Salí de ahí contento por mi hallazgo y entré a un bar para que me sirvieran una cerveza mientras entraba al baño. Al terminar me quedé en la barra con toda la calma, viendo sobre todo el libro de Lamartine, que cabía en la palma de mi mano. Revisé sus orillas, porque quizá tenía una de esas pinturas escondidas del siglo XIX, pero no había nada. Después de esa tarde aquella tienda tenía que convertirse sin duda en mi tienda predilecta para hallar libros. Era evidente que no les preocupaban en lo absoluto y que no revisaban si entre los lotes, que transportaban de casas viejas, cuyos dueños ya están muertos, había alguno que valiera la pena conservar, para vender.

Al día siguiente regresé y me encontré Las mil y una noches en dos tomos, ilustrado también, y dos tomos de las novelas completas de Somerset Maugham, empastado en cuero, ambos por cinco euros. Al tercer día llegué con la esperanza de hallar más cosas como ésas y lo primero que vi al entrar fueron unos ocho volúmenes rugosos, color marrón, que a todas luces tenían el olor que ya he mencionado, y que estaban a punto de ser pagados por un hombre de unos 65 años, que dejó unas monedas a la encargada y salió cargando los libros. Revisé, tratando de resignarme, pero no había nada que me interesara. Estaba claro que aquel viejo se había llevado todo lo que pudo encontrar de algún interés. A ese mismo hombre y a otros he ido conociendo y viendo muy a menudo en las pesquisas de libros de las tiendas de segunda mano.

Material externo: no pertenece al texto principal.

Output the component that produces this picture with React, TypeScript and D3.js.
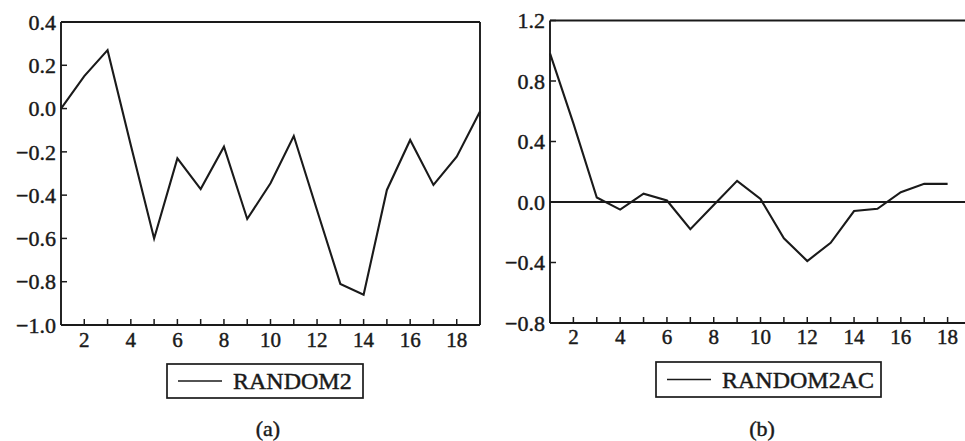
import React from "react";
import * as d3 from "d3";

// ---- data ----
const leftX = [1, 2, 3, 4, 5, 6, 7, 8, 9, 10, 11, 12, 13, 14, 15, 16, 17, 18, 19];
const random2 = [0.0, 0.15, 0.27, -0.17, -0.6, -0.23, -0.372, -0.176, -0.51, -0.345, -0.127, -0.47, -0.81, -0.86, -0.376, -0.145, -0.353, -0.222, -0.014];
const rightX = [1, 2, 3, 4, 5, 6, 7, 8, 9, 10, 11, 12, 13, 14, 15, 16, 17, 18];
const random2ac = [0.983, 0.52, 0.03, -0.05, 0.055, 0.01, -0.18, -0.02, 0.14, 0.02, -0.24, -0.39, -0.27, -0.06, -0.045, 0.065, 0.12, 0.12];
const leftYTicks = [0.4, 0.2, 0.0, -0.2, -0.4, -0.6, -0.8, -1.0];
const rightYTicks = [1.2, 0.8, 0.4, 0.0, -0.4, -0.8];
const xTickValues = [2, 3, 4, 5, 6, 7, 8, 9, 10, 11, 12, 13, 14, 15, 16, 17, 18];
const xLabelValues = [2, 4, 6, 8, 10, 12, 14, 16, 18];
const leftLegend = "RANDOM2";
const rightLegend = "RANDOM2AC";
const captions = ["(a)", "(b)"];

const FONT = "'Liberation Serif', 'Times New Roman', Times, serif";
const INK = "#1a1a1a";
const TEXT_STROKE = 0.45;

const fmt = (v: number) => {
  const s = Math.abs(v).toFixed(1);
  return v < -1e-9 ? "\u2212" + s : s;
};

type PanelProps = {
  xs: number[];
  ys: number[];
  xRange: [number, number];
  yDomain: [number, number];
  yRange: [number, number];
  yTicks: number[];
  rightBorder: boolean;
  zeroLine: boolean;
  xLabelBaseline: number;
};

function Panel(p: PanelProps) {
  const x = d3.scaleLinear().domain([1, 19]).range(p.xRange);
  const y = d3.scaleLinear().domain(p.yDomain).range(p.yRange);
  const line = d3
    .line<number>()
    .x((_, i) => x(p.xs[i]))
    .y((d) => y(d));
  const [x0, x1] = p.xRange;
  const yTop = p.yRange[1];
  const yBot = p.yRange[0];
  return (
    <g>
      {/* frame */}
      <line x1={x0} x2={x0} y1={yTop} y2={yBot} stroke={INK} strokeWidth={1.9} />
      <line x1={x0} x2={x1} y1={yTop} y2={yTop} stroke={INK} strokeWidth={1.9} />
      <line x1={x0} x2={x1} y1={yBot} y2={yBot} stroke={INK} strokeWidth={1.9} />
      {p.rightBorder && <line x1={x1} x2={x1} y1={yTop} y2={yBot} stroke={INK} strokeWidth={1.9} />}
      {p.zeroLine && <line x1={x0} x2={x1} y1={y(0)} y2={y(0)} stroke={INK} strokeWidth={1.8} />}
      {/* y ticks */}
      {p.yTicks.map((t) => (
        <g key={"y" + t}>
          <line x1={x0} x2={x0 + 6} y1={y(t)} y2={y(t)} stroke={INK} strokeWidth={1.5} />
          <text
            x={x0 - 5}
            y={y(t)}
            dy="0.35em"
            textAnchor="end"
            fontFamily={FONT}
            fontSize={22}
            fill={INK}
            stroke={INK}
            strokeWidth={TEXT_STROKE}
          >
            {fmt(t)}
          </text>
        </g>
      ))}
      {/* x ticks */}
      {xTickValues.map((t) => (
        <line key={"xt" + t} x1={x(t)} x2={x(t)} y1={yBot} y2={yBot - 6} stroke={INK} strokeWidth={1.5} />
      ))}
      {xLabelValues.map((t) => (
        <text
          key={"xl" + t}
          x={x(t)}
          y={p.xLabelBaseline}
          textAnchor="middle"
          fontFamily={FONT}
          fontSize={21}
          fill={INK}
          stroke={INK}
          strokeWidth={TEXT_STROKE}
        >
          {t}
        </text>
      ))}
      <path d={line(p.ys) || ""} fill="none" stroke={INK} strokeWidth={2.1} strokeLinejoin="miter" />
    </g>
  );
}

function Legend({ x0, x1, y0, y1, label }: { x0: number; x1: number; y0: number; y1: number; label: string }) {
  const cy = (y0 + y1) / 2;
  return (
    <g>
      <rect x={x0} y={y0} width={x1 - x0} height={y1 - y0} fill="none" stroke={INK} strokeWidth={1.7} />
      <line x1={x0 + 11} x2={x0 + 55} y1={cy} y2={cy} stroke={INK} strokeWidth={1.5} />
      <text
        x={x0 + 66}
        y={cy}
        dy="0.35em"
        fontFamily={FONT}
        fontSize={24}
        fill={INK}
        stroke={INK}
        strokeWidth={TEXT_STROKE}
      >
        {label}
      </text>
    </g>
  );
}

export default function App() {
  return (
    <svg width={965} height={441} style={{ position: "absolute", left: 0, top: 0, background: "#fff" }}>
      <rect x={0} y={0} width={965} height={441} fill="#fff" />
      <Panel
        xs={leftX}
        ys={random2}
        xRange={[61, 480]}
        yDomain={[-1.0, 0.4]}
        yRange={[325, 22]}
        yTicks={leftYTicks}
        rightBorder={true}
        zeroLine={false}
        xLabelBaseline={347}
      />
      <Panel
        xs={rightX}
        ys={random2ac}
        xRange={[550, 971]}
        yDomain={[-0.8, 1.2]}
        yRange={[323, 20.5]}
        yTicks={rightYTicks}
        rightBorder={false}
        zeroLine={true}
        xLabelBaseline={344}
      />
      <Legend x0={167} x1={363} y0={364} y1={398} label={leftLegend} />
      <Legend x0={656} x1={881} y0={362} y1={397} label={rightLegend} />
      {captions.map((c, i) => (
        <text
          key={c}
          x={i === 0 ? 268 : 762}
          y={428}
          dy="0.35em"
          textAnchor="middle"
          fontFamily={FONT}
          fontSize={22}
          fill={INK}
          stroke={INK}
          strokeWidth={TEXT_STROKE}
        >
          {c}
        </text>
      ))}
    </svg>
  );
}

Los he visto en las cuatro tiendas que están por la zona. A veces tenemos conversaciones breves, donde me cuentan los prodigios que guardan en sus casas. Uno de ellos se atrevió a decir que tenía una carta de Margarita de Navarra y que era su bien más preciado. «Pero ya estoy viejo», me dijo. «Ya estoy viejo y hay muy poco espacio en casa. Vengo para distraerme. Ya no me interesan mucho los libros. He gastado mucho tiempo y dinero en ellos. Pude haber ido a pasear con mi esposa muchas veces en vez de andar buscando estas cosas».

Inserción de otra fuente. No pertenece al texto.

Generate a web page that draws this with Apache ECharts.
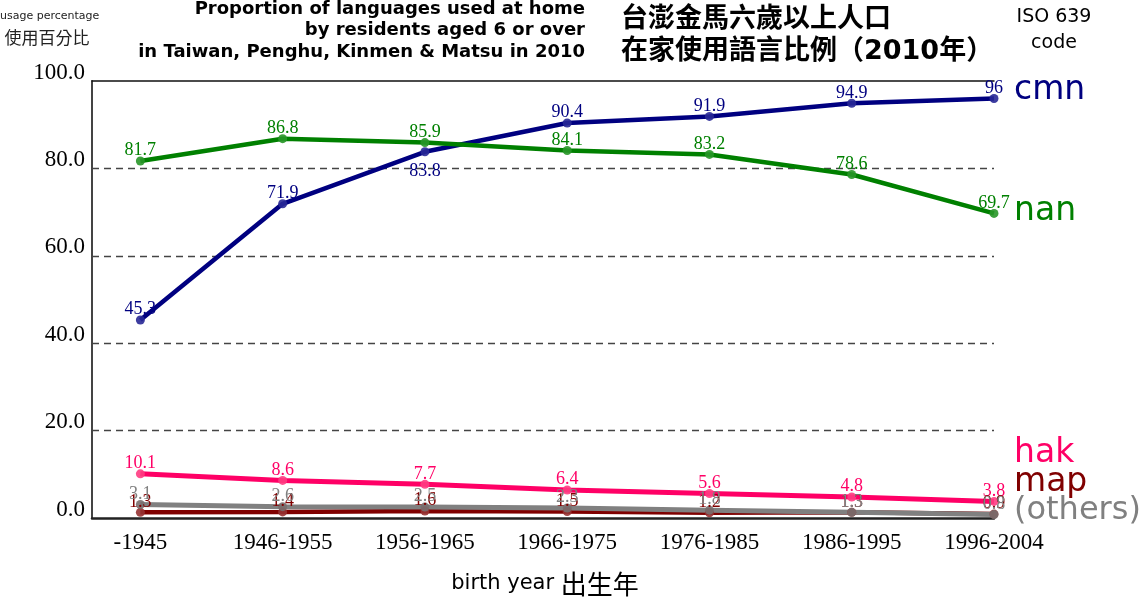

No obstante, llevaba unas Memorias de Casanova en una edición no muy antigua pero bien cuidada, y que me hubiese llevado yo de no haber llegado unos minutos más tarde que él. Pensé que sus palabras melancólicas sobre los libros eran sinceras, y más sinceras en tanto que no podía dejar de buscar más libros. El mal del coleccionista. El amor y el odio por un objeto que lo sobrevivirá y que, a pesar de todo, no tiene vida. Pensé si de verdad quería yo terminar como esos viejos locos y solitarios que andan buscando placer entre papeles vetustos. Otro día iba caminando y me encontré en la parada de autobús a uno de esos ancianos. Me dijo que iría a su casa, yo le dije que iría a buscar libros. Tomó el autobús. Cuando llegué a la tienda de segunda mano ahí estaba. «Me detuve de paso», dijo. «Para matar el tiempo».